To see more clearly what constitutes a distributed system we shall look at some examples of systems.
- A multi-processor computer with shared memory It has multiple processing elements, and can interact via shared memory, interprocessor interrupt mechanisms amd a memory bus. Thus it has several of the characteristics of a distributed system. However what disqualifies multiprocessors is that there independent failure, that is, when one processor crashes, the whole system stops working.
- Diskless workstations with NFS file servers Each workstation and file server has a processor and memory, and a network interconnects the machines. Now, when a workstation crashes, the other workstations and file servers continue to work. When a file server crashes, its client workstations do not crash (although client processes may hang until the server comes back up). But there is no shared state. Therefore when server crashes the information is inaccessible until the server comes back up; and when a client crashes, all its internal state is lost. This network is therefore not a distributed system.

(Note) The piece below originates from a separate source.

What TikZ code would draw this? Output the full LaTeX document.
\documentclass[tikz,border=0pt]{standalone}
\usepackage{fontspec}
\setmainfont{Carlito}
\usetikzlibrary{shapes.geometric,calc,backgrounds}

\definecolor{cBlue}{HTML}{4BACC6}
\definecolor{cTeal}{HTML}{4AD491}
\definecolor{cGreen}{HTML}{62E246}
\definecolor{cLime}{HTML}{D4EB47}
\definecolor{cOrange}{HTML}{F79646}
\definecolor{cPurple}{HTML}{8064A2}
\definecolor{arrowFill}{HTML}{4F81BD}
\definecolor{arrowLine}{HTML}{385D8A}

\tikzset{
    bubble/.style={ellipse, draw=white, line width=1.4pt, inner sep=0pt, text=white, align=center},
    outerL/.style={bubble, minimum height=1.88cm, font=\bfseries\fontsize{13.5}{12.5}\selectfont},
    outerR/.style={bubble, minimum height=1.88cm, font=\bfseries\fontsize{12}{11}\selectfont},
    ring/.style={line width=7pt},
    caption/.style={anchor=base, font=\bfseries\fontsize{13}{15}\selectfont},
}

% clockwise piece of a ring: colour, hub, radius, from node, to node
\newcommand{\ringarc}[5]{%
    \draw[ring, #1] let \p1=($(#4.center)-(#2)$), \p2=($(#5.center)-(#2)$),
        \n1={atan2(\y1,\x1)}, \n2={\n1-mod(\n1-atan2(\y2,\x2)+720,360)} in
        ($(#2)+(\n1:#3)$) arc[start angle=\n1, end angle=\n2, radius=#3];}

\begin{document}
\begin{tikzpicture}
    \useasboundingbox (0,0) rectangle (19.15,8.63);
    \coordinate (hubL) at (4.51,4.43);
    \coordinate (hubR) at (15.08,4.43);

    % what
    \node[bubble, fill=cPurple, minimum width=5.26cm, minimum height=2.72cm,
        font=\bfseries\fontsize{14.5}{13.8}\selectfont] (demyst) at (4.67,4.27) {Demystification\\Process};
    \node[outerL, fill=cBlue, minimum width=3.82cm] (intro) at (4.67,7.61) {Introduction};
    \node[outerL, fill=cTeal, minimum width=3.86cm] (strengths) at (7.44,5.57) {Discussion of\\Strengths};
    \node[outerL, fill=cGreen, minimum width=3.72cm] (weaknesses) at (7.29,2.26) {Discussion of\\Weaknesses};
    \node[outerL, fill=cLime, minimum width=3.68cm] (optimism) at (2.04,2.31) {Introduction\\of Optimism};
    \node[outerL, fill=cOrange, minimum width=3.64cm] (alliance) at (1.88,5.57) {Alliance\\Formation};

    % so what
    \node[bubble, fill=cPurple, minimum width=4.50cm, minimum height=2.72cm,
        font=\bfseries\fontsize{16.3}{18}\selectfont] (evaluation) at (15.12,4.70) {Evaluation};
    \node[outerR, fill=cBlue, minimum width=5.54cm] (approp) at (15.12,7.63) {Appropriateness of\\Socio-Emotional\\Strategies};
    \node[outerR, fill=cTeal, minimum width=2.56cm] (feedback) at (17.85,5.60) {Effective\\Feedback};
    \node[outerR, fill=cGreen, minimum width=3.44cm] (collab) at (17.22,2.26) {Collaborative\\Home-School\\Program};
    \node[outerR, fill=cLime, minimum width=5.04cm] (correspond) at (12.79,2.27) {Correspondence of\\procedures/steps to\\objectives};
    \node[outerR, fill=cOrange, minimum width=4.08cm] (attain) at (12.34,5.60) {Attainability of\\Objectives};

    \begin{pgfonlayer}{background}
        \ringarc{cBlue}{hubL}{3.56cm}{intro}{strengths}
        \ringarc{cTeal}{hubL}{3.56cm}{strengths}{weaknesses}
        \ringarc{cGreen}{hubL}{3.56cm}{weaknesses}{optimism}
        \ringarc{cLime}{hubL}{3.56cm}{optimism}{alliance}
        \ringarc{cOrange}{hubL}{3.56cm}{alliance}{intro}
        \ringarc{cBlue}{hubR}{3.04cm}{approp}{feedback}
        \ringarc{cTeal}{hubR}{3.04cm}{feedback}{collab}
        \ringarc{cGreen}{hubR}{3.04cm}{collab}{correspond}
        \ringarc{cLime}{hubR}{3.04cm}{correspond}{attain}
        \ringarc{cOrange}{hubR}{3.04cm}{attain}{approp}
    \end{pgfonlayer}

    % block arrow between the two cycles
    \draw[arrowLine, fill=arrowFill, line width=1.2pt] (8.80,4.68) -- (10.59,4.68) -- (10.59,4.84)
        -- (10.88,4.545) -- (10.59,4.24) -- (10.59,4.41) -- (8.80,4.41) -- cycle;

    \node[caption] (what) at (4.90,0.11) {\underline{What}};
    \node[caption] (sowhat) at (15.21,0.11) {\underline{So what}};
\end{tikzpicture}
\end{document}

Why build distributed systems?
- People are distributed, information is distributed Distributed systems often eveole from networks of workstations. The owners of the workstations connect their systems together to share information and resources.
- Performance versus cost Computers are getting cheaper and cheaper. Today a processor of sufficient power to serve most needs of a single person costs less than one tenth of a processor powerful enough to server ten. The cost of communication depends on the bandwidth of the communication channel and the length of the channel. Bandwidth increase is limited by the cables and interfaces used. Also Wide Area Networks have to be used for decades since exchanging them is extremely expensive. Communication costs are therefore going down much less rapidly than computer costs. Users want instant visual (or audio) feedback from the user interface, and the delay/latency caused by distances greater than a few kilometers os often too high. These reasons make distributed systems not only economic but also necessary.

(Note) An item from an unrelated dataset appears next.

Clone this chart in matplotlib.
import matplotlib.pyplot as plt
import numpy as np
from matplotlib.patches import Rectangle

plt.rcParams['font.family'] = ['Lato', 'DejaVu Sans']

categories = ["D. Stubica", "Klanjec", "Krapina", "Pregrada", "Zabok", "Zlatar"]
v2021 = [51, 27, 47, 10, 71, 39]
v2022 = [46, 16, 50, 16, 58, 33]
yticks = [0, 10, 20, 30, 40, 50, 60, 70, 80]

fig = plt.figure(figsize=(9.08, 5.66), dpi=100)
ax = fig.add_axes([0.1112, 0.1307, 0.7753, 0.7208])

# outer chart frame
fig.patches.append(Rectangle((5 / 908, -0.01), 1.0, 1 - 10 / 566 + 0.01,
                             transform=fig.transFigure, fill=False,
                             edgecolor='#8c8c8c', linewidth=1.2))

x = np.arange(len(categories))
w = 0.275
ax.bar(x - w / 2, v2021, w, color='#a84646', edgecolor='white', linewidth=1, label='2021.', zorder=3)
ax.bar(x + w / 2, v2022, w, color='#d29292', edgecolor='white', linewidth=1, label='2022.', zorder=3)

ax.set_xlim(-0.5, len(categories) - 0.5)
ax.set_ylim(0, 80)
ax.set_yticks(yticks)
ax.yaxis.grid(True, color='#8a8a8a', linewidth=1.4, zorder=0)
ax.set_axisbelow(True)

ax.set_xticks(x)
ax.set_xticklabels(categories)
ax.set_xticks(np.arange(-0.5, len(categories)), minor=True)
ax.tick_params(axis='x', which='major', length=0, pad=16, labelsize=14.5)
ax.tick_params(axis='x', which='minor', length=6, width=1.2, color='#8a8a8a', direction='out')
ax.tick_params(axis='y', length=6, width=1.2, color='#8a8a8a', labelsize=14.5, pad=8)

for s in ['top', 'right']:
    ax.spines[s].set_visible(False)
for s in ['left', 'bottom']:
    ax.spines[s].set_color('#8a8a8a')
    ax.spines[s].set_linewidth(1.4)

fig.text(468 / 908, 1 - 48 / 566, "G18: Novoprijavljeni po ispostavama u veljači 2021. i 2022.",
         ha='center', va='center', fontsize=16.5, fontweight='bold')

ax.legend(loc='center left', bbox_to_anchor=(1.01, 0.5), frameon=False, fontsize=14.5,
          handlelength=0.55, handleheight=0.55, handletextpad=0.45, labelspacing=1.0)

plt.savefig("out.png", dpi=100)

- Expandability Storage and processing capacity of a distributed system can be increased by adding file servers\processors one at a time.

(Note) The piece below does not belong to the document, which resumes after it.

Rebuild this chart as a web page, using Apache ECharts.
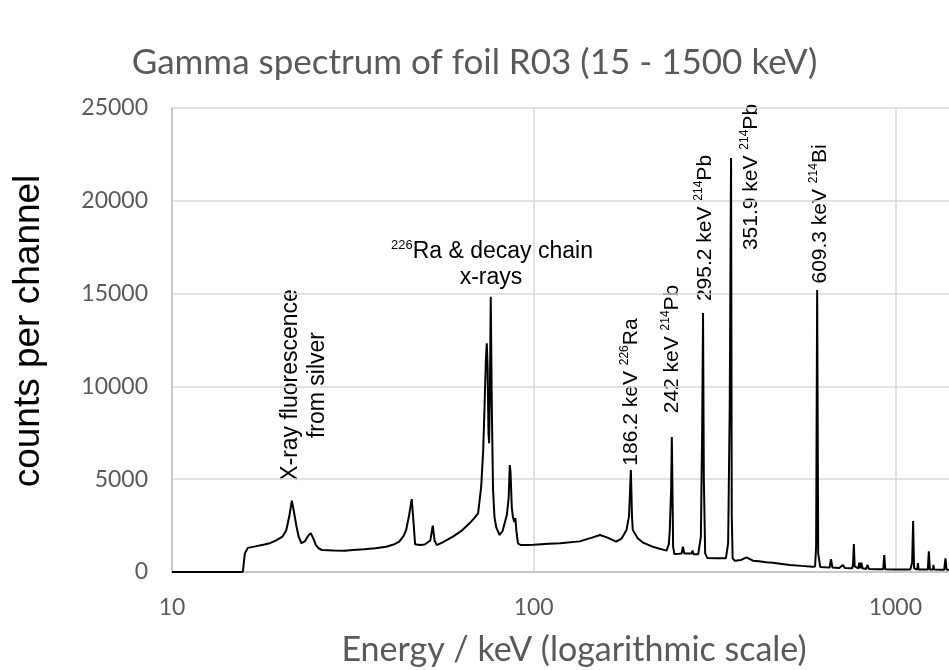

- Scalability The capacity of any centralized components of a system imposes a limit for the systems maximum size.
- Availability Since distributed cyctems replicate data and have a built in redundancy in all resources that can fail, distributed systems have the potential to be available even when arbitrary failures occur.
- Reliability A distributed system does what it claims to do correctly, even when failures occur.
The complexity of ditributed systems
The main reason that the design of distributed systems is hard is that the enormous complexity of these systems is still beyond our understanding.
The cause of this extraordinary complexity can be understood by comparing distributed systems to railway systems, another distributed system that most of us are familiar with. Just as the railway system has become safe only at the cost of many accidents, so only distributed systems can become reliable, fault tolerant at the cost of many system crashes, discovering design bugs and learning about system behaviour by trial error.
An intercommunication of well understood components can generate new problems not apparent in the components. These problems then produce complexity beyond our limits of methodical understanding. Example : Consider the well known fairness of a token ring network. In this network a station may obtain the token to send one packet at a time; then the other stations get the opportunity to send a packet if they have one. Now it appears that a station A sending a large multi-packet message to server S cannot lock-out B from sending a message simultaneously. However the following scenario was observed
- A" sends the first packet of a message to S, which is received successfully.
- B sends the first packet of a message to S, behind As packet, but it is ignored as it is too close behind the previous packet.
- A sends the second packet immediately behind Bs first packet. Again As packet is received since S has recovered from As first packet by now.
- B sends the second packet or retransmits the first. In either case, S ignores the packet again since it immediately followed As second packet. The effect is that B is totally locked out from sending because the intended fairness of the token ring actually guarantees that A and B send alternate packets; As packets are always received while Bs are never received.
The above example nicely illustrates the sort of problems to which a combination of well-understood components can lead. In some cases, formal methods can be used to predict the outcome of interconnecting two systems, but these are of limited help especially when we have not understood the system/intercommunications completely. Complexity limits what we can build.